Without and With You (WOWY)

• Compares how many plays a fielder makes compared to how many plays everyone else makes at that position, with the same pitchers, and in the same park.

• It is “clean.”

• It is easy for everyone to understand.

• You can’t blame or credit your bad or good defense on anyone or anything else but yourself.

• It can be used for other things that are hard to evaluate, like catcher defense, stolen bases against pitchers, double plays, or first basemen “scoops.”

• It may suffer from sample size issues. The more you try to control for the context, the smaller the sample size.

Ultimate Zone Rating (UZR)

“You’ve heard of ‘Ultimate Frisbee?

(Sound of crickets.)

O.K., maybe you haven’t. Maybe I’m stuck in the 70’s. Or maybe you guys are just too darn young!”

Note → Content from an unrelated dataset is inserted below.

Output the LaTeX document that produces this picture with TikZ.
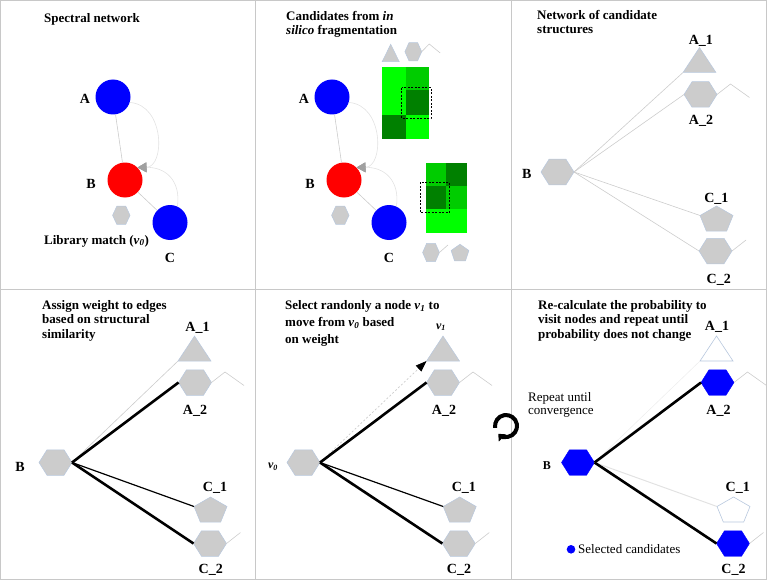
\documentclass[tikz,border=0pt]{standalone}
\usepackage{fontspec}
\setmainfont{Liberation Serif}
\usetikzlibrary{arrows.meta}
\definecolor{shapegray}{HTML}{CCCCCC}
\definecolor{shapeline}{HTML}{B8C8DE}
\definecolor{edgegray}{HTML}{CCCCCC}
\definecolor{faintgray}{HTML}{E2E2E2}
\definecolor{palegray}{HTML}{EEEEEE}
\definecolor{arrowgray}{HTML}{A0A0A0}
\definecolor{framegray}{HTML}{C8C8C8}
\definecolor{gA}{HTML}{00FF00}
\definecolor{gB}{HTML}{00CC00}
\definecolor{gC}{HTML}{008000}
\definecolor{pureblue}{HTML}{0000FF}
\definecolor{purered}{HTML}{FF0000}
\tikzset{
  shp/.style={fill=shapegray, draw=shapeline, line width=0.5pt},
  outl/.style={fill=white, draw=shapeline, line width=0.6pt},
  bluesh/.style={fill=pureblue, draw=pureblue, line width=0.4pt},
  edge/.style={draw=edgegray, line width=0.6pt},
  thinblack/.style={draw=black, line width=1.2pt},
  thickblack/.style={draw=black, line width=2.6pt},
  circ/.style={circle, minimum size=35pt, inner sep=0pt, draw=none},
  titletxt/.style={font=\fontsize{13}{14.3}\selectfont\bfseries, align=left, inner sep=0pt, anchor=base west},
  plaintxt/.style={font=\fontsize{13}{13}\selectfont, align=left, inner sep=0pt, anchor=base west},
  lab/.style={font=\fontsize{14}{16}\selectfont\bfseries, inner sep=0pt, anchor=base},
  smalllab/.style={font=\fontsize{12}{14}\selectfont\bfseries, inner sep=0pt, anchor=base},
  dashbox/.style={draw=black, line width=1pt, dash pattern=on 2pt off 1.5pt},
  hexa/.pic={
    \path[pic actions] (-16.5,0) -- (-8.5,-12.75) -- (8.5,-12.75) -- (16.5,0) -- (8.5,12.75) -- (-8.5,12.75) -- cycle;
    \coordinate (-w) at (-16.5,0);
    \coordinate (-e) at (16.5,0);
  },
  trig/.pic={
    \path[pic actions] (-16.5,12.5) -- (0,-12.5) -- (16.5,12.5) -- cycle;
    \coordinate (-sw) at (-16.5,12.5);
  },
  penta/.pic={
    \path[pic actions] (0,-12.5) -- (16.5,-3) -- (10.2,12.5) -- (-10.2,12.5) -- (-16.5,-3) -- cycle;
    \coordinate (-w) at (-16.5,-3);
  },
  spectral/.pic={
    \node[circ, fill=pureblue] (-A) at (113,97) {};
    \node[circ, fill=purered] (-B) at (125,180) {};
    \node[circ, fill=pureblue] (-C) at (170,222.5) {};
    \node[lab] (-lA) at (85,103.5) {A};
    \node[lab] (-lB) at (91,188) {B};
    \node[lab] (-lC) at (170,262) {C};
    \draw[edge] (-A) -- (-B);
    \draw[edge] (-B) -- (-C);
    \draw[draw=faintgray, line width=0.6pt, -{Triangle[length=9pt,width=10pt,color=arrowgray]}]
      (-A.-18) .. controls (165,105) and (165,167) .. (-B.45);
    \draw[draw=faintgray, line width=0.6pt, -{Triangle[length=9pt,width=10pt,color=arrowgray]}]
      (-C.65) .. controls (181,180) and (165,167) .. (-B.45);
    \pic[shp, xscale=0.53, yscale=0.71] (-h) at (121.3,215.3) {hexa};
  }
}
\begin{document}
\begin{tikzpicture}[x=1pt,y=-1pt]
\useasboundingbox (0,0) rectangle (767,580);
% frame and panel dividers
\draw[framegray, line width=1pt] (0.5,0.5) rectangle (766.5,579.5);
\draw[framegray, line width=1pt] (255.5,0) -- (255.5,580);
\draw[framegray, line width=1pt] (511,0) -- (511,580);
\draw[framegray, line width=1pt] (0,289.5) -- (767,289.5);

% ---------- Panel 1 ----------
\node[titletxt] (t1) at (44,22.6) {Spectral network};
\pic (p1) at (0,0) {spectral};
\node[font=\fontsize{13}{14}\selectfont\bfseries, inner sep=0pt, anchor=base west] (lib) at (44,244) {Library match (\textit{v}\textsubscript{\textit{0}})};

% ---------- Panel 2 ----------
\node[titletxt] (t2) at (286,34.9) {Candidates from \textit{in}\\\textit{silico} fragmentation};
\pic (p2) at (219,0) {spectral};
\fill[gA] (381.7,66.7) rectangle (405.7,90);
\fill[gB] (405.7,66.7) rectangle (429,90);
\fill[gA] (381.7,90) rectangle (405.7,115);
\fill[gC] (405.7,90) rectangle (429,115);
\fill[gC] (381.7,115) rectangle (405.7,139);
\fill[gA] (405.7,115) rectangle (429,139);
\draw[dashbox] (401.7,87.7) rectangle (431,118.3);
\fill[gB] (425.7,162.7) rectangle (446,186);
\fill[gC] (446,162.7) rectangle (466.7,186);
\fill[gC] (425.7,186) rectangle (446,209.3);
\fill[gB] (446,186) rectangle (466.7,209.3);
\fill[gA] (425.7,209.3) rectangle (466.7,232.7);
\draw[dashbox] (420,182.3) rectangle (449.3,212.7);
\pic[shp, xscale=0.52, yscale=0.7] (p2t) at (390.7,53) {trig};
\pic[shp, xscale=0.51, yscale=0.71] (p2h) at (413.3,51.7) {hexa};
\draw[edge] (p2h-e) -- ++(7.5,-7.7) -- ++(11,9);
\pic[shp, xscale=0.51, yscale=0.72] (p2hb) at (431,252.5) {hexa};
\draw[edge] (p2hb-e) -- ++(8.5,-7.5);
\pic[shp, xscale=0.54, yscale=0.66] (p2p) at (460,252.5) {penta};

% ---------- Panel 3 ----------
\node[titletxt] (t3) at (537,33.6) {Network of candidate\\structures};
\pic[shp] (p3B) at (557.5,172) {hexa};
\pic[shp] (p3A1) at (699.5,60) {trig};
\pic[shp] (p3A2) at (700.5,94.5) {hexa};
\pic[shp] (p3C1) at (716.5,218.5) {penta};
\pic[shp] (p3C2) at (715.5,251) {hexa};
\draw[edge] (p3B-e) -- (p3A1-sw);
\draw[edge] (p3B-e) -- (p3A2-w);
\draw[edge] (p3B-e) -- (p3C1-w);
\draw[edge] (p3B-e) -- (p3C2-w);
\draw[edge] (p3A2-e) -- ++(13.5,-10.5) -- ++(19,13.5);
\draw[edge] (p3C2-e) -- ++(14,-11);
\node[lab] (l3A1) at (700.8,44.5) {A\_1};
\node[lab] (l3A2) at (701,124.5) {A\_2};
\node[lab] (l3C1) at (716.3,202) {C\_1};
\node[lab] (l3C2) at (718.7,283) {C\_2};
\node[lab] (l3B) at (526.8,178) {B};

% ---------- Panel 4 ----------
\node[titletxt] (t4) at (42,338.2) {Assign weight to edges\\based on structural\\similarity};
\pic[shp] (p4B) at (55.5,462.5) {hexa};
\pic[shp] (p4A1) at (194.5,348.5) {trig};
\pic[shp] (p4A2) at (195,382.5) {hexa};
\pic[shp] (p4C1) at (210.5,509.5) {penta};
\pic[shp] (p4C2) at (210,543.5) {hexa};
\draw[edge] (p4B-e) -- (p4A1-sw);
\draw[thickblack] (p4B-e) -- (p4A2-w);
\draw[thinblack] (p4B-e) -- (p4C1-w);
\draw[thickblack] (p4B-e) -- (p4C2-w);
\draw[edge] (p4A2-e) -- ++(13.5,-10.5) -- ++(19,13.5);
\draw[edge] (p4C2-e) -- ++(14,-11);
\node[lab] (l4A1) at (197.5,331) {A\_1};
\node[lab] (l4A2) at (195,414.5) {A\_2};
\node[lab] (l4C1) at (215,491) {C\_1};
\node[lab] (l4C2) at (210.8,573) {C\_2};
\node[lab] (l4B) at (20,471) {B};

% ---------- Panel 5 ----------
\node[titletxt] (t5) at (285,343.5) {Select randonly a node \textit{v}\textsubscript{\textit{1}} to\\[2.7pt]move from \textit{v}\textsubscript{\textit{0}} based\\[2.7pt]on weight};
\pic[shp] (p5B) at (303.5,462.5) {hexa};
\pic[shp] (p5A1) at (443,348.5) {trig};
\pic[shp] (p5A2) at (443,382.5) {hexa};
\pic[shp] (p5C1) at (459.7,509.5) {penta};
\pic[shp] (p5C2) at (458.8,543.5) {hexa};
\draw[draw=edgegray, line width=0.7pt, dash pattern=on 2pt off 2pt, -{Triangle[length=11pt,width=8pt,color=black]}] (p5B-e) -- (p5A1-sw);
\draw[thickblack] (p5B-e) -- (p5A2-w);
\draw[thinblack] (p5B-e) -- (p5C1-w);
\draw[thickblack] (p5B-e) -- (p5C2-w);
\draw[edge] (p5A2-e) -- ++(13.5,-10.5) -- ++(19,13.5);
\draw[edge] (p5C2-e) -- ++(14,-11);
\node[smalllab] (l5v1) at (441,329) {\textit{v}\textsubscript{\textit{1}}};
\node[lab] (l5A2) at (444,414.5) {A\_2};
\node[lab] (l5C1) at (463.8,491) {C\_1};
\node[lab] (l5C2) at (459,573) {C\_2};
\node[smalllab] (l5v0) at (273,468.5) {\textit{v}\textsubscript{\textit{0}}};

% repeat symbol
\begin{scope}[shift={(506,426)}, x=1pt, y=1pt]
  \draw[line width=4pt, -{Triangle[length=6pt,width=10pt]}] (190:11) arc[start angle=190, end angle=-135, radius=11];
\end{scope}
\node[plaintxt] (rep) at (528,414.3) {Repeat until\\convergence};

% ---------- Panel 6 ----------
\node[titletxt] (t6) at (538,338.2) {Re-calculate the probability to\\visit nodes and repeat until\\probability does not change};
\pic[bluesh] (p6B) at (578,462.5) {hexa};
\pic[outl] (p6A1) at (716.5,348.5) {trig};
\pic[bluesh] (p6A2) at (717.5,382.5) {hexa};
\pic[outl] (p6C1) at (733.5,509.5) {penta};
\pic[bluesh] (p6C2) at (733,543.5) {hexa};
\draw[draw=palegray, line width=0.6pt] (p6B-e) -- (p6A1-sw);
\draw[thickblack] (p6B-e) -- (p6A2-w);
\draw[draw=faintgray, line width=1pt] (p6B-e) -- (p6C1-w);
\draw[thickblack] (p6B-e) -- (p6C2-w);
\draw[edge] (p6A2-e) -- ++(13.5,-10.5) -- ++(19,13.5);
\draw[edge] (p6C2-e) -- ++(14,-11);
\node[lab] (l6A1) at (717,330.5) {A\_1};
\node[lab] (l6A2) at (718.5,414.5) {A\_2};
\node[lab] (l6C1) at (737.7,491) {C\_1};
\node[lab] (l6C2) at (733.5,573) {C\_2};
\node[smalllab] (l6B) at (546.8,469) {B};
\node[circle, fill=pureblue, minimum size=8.6pt, inner sep=0pt] (dot) at (571,549.3) {};
\node[plaintxt] (leg) at (578,553) {Selected candidates};
\end{tikzpicture}
\end{document}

Ultimate Zone Rating (UZR)

• Uses detailed hit type and location data.

• Accounts for the position of the fielders.

• Uses park factors.

• Uses the exact hit value for each batted ball.

• Treats errors differently than hits.

• Creates “buckets:”

– Type, location, and speed of batted ball.

– Handedness of batters.

– G/F tendency of pitchers.

– Baserunners and outs.

– Infield and outfield (3 of them) park factors.

• For each bucket, calculates the percentage of plays made by every fielder.

• Uses that to compute each fielder’s UZR in runs.

Weaknesses

None!

2008 Red Sox

The Future of Defensive Evaluation

• Hit f/x

• Tracks the position of all fielders before the ball is hit.

• Exact landing location, speed off the bat, and hang time (for fly balls and line drives) of all batted balls.

• Given the exact characteristics of a batted ball and the exact position of a fielder, we can calculate exactly how often an average fielder does or does not successfully field any given batted ball.